CLN + GiNaC on MinGW

Bruno Haible bruno at clisp.org
Mon Nov 3 21:10:30 CET 2003


Richard,

> But in the end, I haven't done the analysis which led to the decisions
> what to MAYBE_INLINE in CLN and what not.  Bruno Haible did it back in the
> days of GCC 2.7, I guess.  And I suppose that he did this as he usually
> does: by carefully reading the assembler output and basing these decisions
> on deeper insights than by looking at the sources.

The need to inline a function in some places and not in others came from
three situations:

1) Some functions, like cl_SF_zerop or cl_FF_zerop, are just a single
machine instruction when inlined, but I don't want to put the inline
definition into the .h file because that would expose too many internals
of the library in the .h file (leading to 1. violation of abstraction,
2. increased compilation times).
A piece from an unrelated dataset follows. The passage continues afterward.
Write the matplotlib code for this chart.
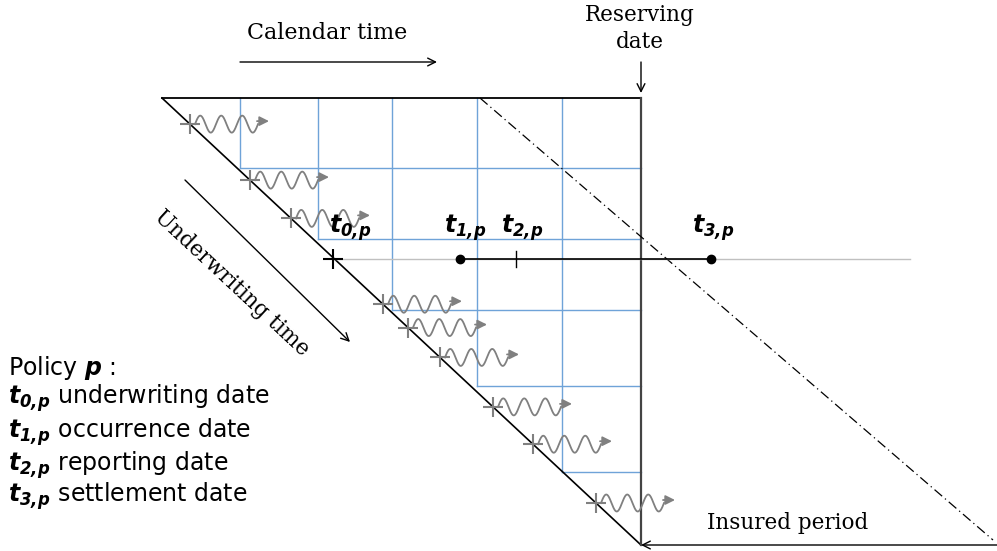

Still I want to use the inline version
of these functions in the library itself.

2) Some functions, like cl_{SF,FF,DF,LF}_idecode, are usually only
invoked through a dispatcher cl_F_idecode that does nothing but dispatch
the call to the right function. Here inlining is used, regardless of
the size of the inlined functions, because it removes one function call
from the chain of function calls. A compiler cannot know that this
caller is the main caller for the 4 inlined functions.

3) Similarly, cl_I_from_NDS would be a bottleneck if not inlined: every
creation of a new cl_I goes through this function. A compiler cannot
know a priori the bottlenecks.

In each case, I read the assembler output in order to verify that g++
had really inlined the functions as I wished.